Aim of the exercise — Repeat exactly, and only, the lines below starting at the line that contains "Output the web" and ending at the line that contains "321.7, 319.3, 319.5];", inclusive of both.

Data for this task —
--- Start ---

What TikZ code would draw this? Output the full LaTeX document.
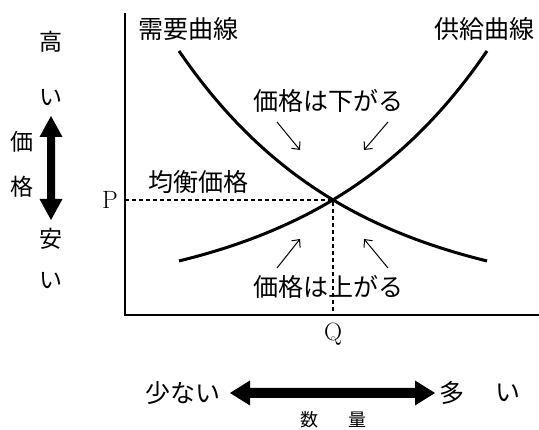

--- End ---
--- Start ---

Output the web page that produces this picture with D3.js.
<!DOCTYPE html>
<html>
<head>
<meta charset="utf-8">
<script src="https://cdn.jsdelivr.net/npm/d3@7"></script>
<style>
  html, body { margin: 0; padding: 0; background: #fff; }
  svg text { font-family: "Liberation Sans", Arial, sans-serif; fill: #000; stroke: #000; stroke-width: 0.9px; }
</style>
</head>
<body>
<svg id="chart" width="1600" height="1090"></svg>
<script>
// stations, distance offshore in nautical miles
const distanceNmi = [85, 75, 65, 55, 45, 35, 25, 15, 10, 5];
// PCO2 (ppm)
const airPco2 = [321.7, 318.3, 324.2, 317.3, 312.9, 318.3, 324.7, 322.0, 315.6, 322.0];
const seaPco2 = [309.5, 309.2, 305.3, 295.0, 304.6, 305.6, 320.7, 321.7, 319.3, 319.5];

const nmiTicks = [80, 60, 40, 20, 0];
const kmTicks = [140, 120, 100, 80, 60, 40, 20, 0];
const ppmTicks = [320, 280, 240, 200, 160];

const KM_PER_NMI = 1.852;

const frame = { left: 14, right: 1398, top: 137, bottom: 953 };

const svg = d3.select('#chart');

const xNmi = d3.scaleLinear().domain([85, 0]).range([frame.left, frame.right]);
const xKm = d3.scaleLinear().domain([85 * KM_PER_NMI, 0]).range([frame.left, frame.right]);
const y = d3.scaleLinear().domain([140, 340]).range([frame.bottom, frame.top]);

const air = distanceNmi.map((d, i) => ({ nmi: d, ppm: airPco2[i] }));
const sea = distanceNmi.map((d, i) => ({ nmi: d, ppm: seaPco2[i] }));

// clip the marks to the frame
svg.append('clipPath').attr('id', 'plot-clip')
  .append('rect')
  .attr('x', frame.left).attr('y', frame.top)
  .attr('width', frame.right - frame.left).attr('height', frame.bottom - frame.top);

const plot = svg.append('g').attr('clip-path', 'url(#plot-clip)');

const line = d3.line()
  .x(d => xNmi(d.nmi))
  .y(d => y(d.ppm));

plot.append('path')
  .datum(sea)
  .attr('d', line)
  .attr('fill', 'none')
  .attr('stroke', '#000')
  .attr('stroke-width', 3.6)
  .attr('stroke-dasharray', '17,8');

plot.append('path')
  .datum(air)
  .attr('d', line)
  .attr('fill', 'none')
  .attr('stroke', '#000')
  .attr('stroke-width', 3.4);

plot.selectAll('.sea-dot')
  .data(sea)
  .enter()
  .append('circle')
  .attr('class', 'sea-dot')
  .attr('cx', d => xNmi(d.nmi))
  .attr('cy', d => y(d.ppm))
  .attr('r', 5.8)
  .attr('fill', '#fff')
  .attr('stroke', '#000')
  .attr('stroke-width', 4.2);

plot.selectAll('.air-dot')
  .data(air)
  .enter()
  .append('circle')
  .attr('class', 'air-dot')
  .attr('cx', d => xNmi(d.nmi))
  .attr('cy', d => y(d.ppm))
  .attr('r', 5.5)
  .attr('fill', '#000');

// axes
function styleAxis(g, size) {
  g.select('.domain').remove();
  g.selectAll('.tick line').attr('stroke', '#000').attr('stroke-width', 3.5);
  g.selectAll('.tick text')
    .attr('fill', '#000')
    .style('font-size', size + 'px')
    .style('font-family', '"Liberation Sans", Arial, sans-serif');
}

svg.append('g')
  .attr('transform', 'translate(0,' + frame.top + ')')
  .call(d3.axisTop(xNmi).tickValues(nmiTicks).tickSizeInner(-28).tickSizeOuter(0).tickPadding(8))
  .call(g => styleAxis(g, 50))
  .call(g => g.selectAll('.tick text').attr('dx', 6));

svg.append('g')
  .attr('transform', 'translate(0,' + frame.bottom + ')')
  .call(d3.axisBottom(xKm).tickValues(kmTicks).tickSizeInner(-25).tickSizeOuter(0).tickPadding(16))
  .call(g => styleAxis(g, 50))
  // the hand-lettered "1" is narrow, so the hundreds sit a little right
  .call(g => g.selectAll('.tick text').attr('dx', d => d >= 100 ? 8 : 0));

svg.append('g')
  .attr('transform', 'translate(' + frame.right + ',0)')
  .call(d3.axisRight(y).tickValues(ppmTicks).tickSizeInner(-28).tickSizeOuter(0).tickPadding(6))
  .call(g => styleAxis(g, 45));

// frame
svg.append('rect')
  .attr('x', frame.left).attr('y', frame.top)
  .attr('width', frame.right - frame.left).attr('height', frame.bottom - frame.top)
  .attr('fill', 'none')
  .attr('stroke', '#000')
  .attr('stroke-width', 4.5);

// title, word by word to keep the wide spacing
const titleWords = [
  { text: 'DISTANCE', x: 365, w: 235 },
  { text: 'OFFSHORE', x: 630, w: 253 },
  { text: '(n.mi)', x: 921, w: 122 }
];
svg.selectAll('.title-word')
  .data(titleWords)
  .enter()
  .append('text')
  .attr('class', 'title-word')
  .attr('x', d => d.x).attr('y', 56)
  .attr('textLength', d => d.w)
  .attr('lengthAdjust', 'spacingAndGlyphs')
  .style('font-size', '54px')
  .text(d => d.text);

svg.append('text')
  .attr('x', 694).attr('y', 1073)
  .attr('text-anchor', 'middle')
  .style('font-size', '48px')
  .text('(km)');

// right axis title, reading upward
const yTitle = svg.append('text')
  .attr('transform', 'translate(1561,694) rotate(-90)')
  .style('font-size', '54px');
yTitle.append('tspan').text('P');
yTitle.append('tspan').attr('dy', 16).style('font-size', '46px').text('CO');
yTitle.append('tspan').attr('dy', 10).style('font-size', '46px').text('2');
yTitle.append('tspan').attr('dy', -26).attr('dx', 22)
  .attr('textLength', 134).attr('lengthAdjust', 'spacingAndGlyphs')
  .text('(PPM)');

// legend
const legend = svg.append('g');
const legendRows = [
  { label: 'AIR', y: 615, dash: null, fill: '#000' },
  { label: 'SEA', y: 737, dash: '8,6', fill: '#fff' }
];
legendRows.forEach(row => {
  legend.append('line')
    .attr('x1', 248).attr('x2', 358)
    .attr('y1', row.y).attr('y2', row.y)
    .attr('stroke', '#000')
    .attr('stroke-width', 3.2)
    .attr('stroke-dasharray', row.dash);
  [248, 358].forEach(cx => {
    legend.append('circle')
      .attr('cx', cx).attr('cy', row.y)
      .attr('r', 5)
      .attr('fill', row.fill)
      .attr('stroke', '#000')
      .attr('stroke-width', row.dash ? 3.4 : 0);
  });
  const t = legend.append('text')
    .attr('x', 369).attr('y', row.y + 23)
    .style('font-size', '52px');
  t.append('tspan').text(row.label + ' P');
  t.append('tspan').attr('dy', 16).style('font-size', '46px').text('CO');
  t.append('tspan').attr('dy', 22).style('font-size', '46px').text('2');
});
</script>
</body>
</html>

--- End ---

Output of the exercise —
Output the web page that produces this picture with D3.js.
<!DOCTYPE html>
<html>
<head>
<meta charset="utf-8">
<script src="https://cdn.jsdelivr.net/npm/d3@7"></script>
<style>
  html, body { margin: 0; padding: 0; background: #fff; }
  svg text { font-family: "Liberation Sans", Arial, sans-serif; fill: #000; stroke: #000; stroke-width: 0.9px; }
</style>
</head>
<body>
<svg id="chart" width="1600" height="1090"></svg>
<script>
// stations, distance offshore in nautical miles
const distanceNmi = [85, 75, 65, 55, 45, 35, 25, 15, 10, 5];
// PCO2 (ppm)
const airPco2 = [321.7, 318.3, 324.2, 317.3, 312.9, 318.3, 324.7, 322.0, 315.6, 322.0];
const seaPco2 = [309.5, 309.2, 305.3, 295.0, 304.6, 305.6, 320.7, 321.7, 319.3, 319.5];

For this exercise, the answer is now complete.